→ Directions: Copy every line in which the string "page" occurs.
====== Material for the task
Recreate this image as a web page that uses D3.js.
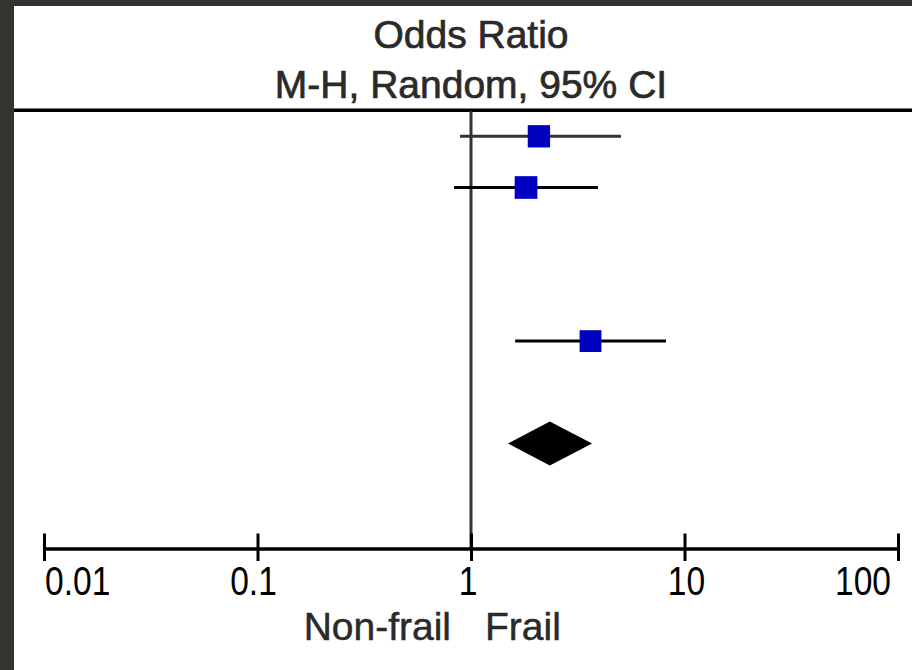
============
====== Material for the task
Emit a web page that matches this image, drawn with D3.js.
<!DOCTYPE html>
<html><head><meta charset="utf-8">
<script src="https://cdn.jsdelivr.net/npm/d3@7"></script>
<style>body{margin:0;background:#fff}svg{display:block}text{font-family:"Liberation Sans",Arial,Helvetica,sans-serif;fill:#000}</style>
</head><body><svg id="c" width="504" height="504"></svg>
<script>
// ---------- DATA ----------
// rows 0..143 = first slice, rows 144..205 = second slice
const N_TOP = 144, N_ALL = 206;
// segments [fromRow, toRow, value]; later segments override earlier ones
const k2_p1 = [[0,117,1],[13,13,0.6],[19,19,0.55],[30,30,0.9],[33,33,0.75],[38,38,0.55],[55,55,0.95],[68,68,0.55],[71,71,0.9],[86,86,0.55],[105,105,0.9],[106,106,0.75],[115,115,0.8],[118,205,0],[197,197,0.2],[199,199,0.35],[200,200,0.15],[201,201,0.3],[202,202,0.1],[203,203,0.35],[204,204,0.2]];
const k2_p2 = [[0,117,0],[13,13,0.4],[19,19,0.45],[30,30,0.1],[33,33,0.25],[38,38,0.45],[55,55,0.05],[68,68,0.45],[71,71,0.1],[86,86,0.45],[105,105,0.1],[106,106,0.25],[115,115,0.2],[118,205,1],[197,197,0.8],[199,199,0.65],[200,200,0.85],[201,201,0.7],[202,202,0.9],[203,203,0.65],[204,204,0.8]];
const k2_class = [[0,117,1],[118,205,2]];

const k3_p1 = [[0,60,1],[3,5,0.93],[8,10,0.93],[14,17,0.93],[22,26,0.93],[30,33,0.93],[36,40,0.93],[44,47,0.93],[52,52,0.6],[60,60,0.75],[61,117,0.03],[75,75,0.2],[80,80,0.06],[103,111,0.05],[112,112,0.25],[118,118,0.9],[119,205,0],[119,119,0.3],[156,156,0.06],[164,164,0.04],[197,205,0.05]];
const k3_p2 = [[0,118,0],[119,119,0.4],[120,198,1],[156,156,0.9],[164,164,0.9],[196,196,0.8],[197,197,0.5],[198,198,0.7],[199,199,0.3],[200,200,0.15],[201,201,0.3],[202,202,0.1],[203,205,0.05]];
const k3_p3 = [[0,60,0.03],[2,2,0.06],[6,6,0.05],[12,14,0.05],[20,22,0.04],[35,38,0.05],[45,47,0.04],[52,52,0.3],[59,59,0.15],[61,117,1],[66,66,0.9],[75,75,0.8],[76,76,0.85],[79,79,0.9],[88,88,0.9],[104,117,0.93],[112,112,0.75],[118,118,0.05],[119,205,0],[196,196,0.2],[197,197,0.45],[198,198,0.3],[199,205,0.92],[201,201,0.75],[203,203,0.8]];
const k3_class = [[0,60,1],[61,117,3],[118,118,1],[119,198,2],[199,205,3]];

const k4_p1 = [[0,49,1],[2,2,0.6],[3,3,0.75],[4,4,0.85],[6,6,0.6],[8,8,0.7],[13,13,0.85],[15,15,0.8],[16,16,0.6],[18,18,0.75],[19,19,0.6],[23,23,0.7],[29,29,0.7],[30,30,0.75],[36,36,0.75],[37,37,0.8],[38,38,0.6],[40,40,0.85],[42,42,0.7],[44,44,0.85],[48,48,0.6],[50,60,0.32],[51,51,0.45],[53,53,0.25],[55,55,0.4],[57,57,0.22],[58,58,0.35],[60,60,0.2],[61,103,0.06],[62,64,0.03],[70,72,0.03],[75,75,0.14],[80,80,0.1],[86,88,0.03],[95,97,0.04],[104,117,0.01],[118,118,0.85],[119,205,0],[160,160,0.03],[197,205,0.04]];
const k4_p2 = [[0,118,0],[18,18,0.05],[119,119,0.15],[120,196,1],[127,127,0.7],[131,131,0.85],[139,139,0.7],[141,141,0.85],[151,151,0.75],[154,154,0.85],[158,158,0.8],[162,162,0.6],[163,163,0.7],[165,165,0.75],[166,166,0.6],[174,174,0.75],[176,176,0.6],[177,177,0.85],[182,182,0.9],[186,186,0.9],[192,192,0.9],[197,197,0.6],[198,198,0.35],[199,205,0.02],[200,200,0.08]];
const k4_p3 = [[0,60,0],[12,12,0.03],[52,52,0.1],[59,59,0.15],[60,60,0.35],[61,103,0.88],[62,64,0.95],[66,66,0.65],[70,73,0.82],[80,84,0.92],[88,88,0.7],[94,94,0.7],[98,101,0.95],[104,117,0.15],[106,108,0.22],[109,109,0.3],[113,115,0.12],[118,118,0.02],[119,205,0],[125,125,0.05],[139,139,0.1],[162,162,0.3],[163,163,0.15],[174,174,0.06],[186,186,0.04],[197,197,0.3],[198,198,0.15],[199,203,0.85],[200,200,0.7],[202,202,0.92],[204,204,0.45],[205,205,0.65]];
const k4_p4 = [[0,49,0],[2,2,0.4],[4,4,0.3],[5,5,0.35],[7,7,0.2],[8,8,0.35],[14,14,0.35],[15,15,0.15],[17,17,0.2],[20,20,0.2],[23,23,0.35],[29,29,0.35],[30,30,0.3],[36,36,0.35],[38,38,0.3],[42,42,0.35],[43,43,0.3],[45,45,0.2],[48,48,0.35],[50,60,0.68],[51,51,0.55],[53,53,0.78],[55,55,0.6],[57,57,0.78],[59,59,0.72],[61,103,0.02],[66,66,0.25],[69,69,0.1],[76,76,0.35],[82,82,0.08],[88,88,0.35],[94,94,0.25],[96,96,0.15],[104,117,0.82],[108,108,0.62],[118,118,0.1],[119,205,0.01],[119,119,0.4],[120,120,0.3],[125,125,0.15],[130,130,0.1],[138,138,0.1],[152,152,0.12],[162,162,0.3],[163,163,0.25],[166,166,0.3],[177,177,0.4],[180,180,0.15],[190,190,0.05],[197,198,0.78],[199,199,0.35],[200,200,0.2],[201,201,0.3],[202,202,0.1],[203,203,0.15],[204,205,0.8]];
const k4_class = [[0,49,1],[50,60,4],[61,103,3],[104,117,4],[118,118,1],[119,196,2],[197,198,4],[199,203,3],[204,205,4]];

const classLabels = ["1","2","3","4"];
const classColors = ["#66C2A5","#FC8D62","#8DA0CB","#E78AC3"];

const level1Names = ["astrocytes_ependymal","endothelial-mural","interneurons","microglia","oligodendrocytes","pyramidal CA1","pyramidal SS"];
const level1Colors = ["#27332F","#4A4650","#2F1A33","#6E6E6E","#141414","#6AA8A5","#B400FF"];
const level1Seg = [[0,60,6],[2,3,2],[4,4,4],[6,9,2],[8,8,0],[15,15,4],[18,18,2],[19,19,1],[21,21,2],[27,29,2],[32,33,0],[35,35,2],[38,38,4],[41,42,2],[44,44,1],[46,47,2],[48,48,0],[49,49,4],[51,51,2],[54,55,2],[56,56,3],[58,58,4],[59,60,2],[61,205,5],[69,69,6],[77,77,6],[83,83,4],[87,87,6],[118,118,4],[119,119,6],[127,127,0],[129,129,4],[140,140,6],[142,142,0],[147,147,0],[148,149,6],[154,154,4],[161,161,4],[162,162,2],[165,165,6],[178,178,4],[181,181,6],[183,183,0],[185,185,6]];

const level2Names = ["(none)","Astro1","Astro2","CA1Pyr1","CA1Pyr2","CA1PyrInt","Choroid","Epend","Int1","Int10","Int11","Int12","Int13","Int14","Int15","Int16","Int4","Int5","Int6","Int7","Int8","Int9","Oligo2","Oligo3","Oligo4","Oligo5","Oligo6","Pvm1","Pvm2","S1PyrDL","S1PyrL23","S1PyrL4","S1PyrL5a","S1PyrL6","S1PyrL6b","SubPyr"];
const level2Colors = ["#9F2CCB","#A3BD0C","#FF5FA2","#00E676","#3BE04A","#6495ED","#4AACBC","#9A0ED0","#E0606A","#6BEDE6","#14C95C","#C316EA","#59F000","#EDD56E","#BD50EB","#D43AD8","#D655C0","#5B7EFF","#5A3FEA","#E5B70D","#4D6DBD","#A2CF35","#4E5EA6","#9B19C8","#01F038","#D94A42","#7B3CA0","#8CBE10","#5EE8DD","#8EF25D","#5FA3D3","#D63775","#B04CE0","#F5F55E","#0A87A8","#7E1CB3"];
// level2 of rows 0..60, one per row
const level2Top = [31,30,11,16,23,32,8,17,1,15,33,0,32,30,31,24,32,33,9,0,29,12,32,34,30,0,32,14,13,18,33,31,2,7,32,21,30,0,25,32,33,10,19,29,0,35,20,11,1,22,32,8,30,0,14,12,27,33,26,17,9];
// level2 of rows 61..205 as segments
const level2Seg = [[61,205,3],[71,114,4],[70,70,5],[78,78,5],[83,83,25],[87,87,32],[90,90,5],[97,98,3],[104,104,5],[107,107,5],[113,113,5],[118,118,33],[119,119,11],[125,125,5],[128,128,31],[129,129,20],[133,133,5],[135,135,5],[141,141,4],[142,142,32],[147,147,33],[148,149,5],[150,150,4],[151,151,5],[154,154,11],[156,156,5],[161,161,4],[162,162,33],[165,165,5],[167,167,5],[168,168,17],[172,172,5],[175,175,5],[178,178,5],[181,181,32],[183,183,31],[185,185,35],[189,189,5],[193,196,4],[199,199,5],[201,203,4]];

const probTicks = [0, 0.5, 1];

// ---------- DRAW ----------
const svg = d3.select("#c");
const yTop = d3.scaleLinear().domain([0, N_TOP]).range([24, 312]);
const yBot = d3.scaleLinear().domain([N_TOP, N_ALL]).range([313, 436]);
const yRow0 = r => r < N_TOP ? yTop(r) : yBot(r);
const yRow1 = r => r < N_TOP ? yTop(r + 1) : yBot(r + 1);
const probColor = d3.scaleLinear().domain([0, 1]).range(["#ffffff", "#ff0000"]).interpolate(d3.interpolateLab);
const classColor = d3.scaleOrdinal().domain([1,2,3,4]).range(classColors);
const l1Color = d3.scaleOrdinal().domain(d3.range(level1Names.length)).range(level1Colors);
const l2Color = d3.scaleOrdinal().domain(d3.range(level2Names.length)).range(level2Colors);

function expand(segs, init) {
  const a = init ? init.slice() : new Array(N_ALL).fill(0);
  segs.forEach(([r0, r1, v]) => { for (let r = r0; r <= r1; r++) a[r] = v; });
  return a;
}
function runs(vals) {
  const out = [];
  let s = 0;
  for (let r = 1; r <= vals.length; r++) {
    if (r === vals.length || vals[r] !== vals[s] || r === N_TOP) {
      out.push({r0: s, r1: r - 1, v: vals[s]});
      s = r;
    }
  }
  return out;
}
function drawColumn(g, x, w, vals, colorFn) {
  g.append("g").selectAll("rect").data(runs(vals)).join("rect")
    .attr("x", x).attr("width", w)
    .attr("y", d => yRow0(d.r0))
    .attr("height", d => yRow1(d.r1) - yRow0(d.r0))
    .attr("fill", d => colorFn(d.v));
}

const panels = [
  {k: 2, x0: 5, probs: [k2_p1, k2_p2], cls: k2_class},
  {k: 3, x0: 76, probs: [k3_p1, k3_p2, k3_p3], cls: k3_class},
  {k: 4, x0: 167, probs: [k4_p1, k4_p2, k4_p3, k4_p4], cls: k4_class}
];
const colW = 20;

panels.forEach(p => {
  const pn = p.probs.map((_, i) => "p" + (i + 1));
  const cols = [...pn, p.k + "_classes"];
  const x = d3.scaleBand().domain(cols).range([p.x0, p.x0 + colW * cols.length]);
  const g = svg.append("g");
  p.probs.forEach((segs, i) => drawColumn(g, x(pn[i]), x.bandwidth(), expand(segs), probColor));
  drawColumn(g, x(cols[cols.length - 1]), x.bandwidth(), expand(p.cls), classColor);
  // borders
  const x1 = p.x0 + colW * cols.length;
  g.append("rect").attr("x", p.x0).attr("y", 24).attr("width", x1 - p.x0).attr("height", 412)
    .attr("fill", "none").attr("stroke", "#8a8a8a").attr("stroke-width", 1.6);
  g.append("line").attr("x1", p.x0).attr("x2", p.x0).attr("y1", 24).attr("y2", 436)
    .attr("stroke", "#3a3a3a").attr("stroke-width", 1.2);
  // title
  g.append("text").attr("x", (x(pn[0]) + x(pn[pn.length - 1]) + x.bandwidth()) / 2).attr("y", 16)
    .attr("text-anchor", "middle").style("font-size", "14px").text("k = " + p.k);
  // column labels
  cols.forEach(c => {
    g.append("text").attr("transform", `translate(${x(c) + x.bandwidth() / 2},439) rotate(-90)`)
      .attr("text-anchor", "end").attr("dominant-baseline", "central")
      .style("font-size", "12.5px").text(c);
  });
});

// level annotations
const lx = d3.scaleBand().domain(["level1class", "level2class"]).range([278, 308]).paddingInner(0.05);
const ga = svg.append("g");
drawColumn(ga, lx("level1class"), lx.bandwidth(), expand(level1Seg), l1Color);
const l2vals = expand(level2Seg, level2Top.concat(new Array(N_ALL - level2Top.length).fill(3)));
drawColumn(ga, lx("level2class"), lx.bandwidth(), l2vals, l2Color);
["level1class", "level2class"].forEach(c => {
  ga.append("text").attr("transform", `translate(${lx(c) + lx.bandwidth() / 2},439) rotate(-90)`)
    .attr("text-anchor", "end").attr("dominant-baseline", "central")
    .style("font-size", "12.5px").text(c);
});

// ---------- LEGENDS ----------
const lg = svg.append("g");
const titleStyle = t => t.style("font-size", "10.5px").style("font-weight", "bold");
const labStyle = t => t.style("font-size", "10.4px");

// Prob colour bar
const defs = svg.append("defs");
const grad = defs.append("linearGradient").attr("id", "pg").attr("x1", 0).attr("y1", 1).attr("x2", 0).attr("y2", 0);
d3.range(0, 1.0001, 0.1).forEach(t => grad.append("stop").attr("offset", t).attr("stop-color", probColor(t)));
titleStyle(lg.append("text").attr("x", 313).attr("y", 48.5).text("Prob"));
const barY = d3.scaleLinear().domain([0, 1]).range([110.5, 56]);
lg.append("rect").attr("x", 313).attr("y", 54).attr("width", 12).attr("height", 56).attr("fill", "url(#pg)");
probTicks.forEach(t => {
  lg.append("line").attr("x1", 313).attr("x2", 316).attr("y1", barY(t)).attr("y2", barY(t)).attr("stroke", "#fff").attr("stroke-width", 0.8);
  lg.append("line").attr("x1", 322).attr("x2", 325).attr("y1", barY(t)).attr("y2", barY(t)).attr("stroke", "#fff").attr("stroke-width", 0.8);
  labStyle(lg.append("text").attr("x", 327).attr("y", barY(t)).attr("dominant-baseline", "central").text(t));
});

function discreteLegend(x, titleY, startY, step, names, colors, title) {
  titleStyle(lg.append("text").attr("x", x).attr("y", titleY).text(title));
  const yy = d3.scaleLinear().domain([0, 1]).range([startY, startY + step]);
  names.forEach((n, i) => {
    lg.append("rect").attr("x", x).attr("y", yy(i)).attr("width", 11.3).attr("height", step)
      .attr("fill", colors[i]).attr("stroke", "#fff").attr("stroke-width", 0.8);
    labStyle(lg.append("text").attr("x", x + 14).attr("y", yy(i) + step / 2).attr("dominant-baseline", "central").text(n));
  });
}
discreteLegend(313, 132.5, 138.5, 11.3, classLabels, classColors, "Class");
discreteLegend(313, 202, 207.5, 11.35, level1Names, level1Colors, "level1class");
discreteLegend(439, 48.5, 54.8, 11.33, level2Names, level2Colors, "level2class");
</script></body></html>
============
→ Finished answer:
Recreate this image as a web page that uses D3.js.
Emit a web page that matches this image, drawn with D3.js.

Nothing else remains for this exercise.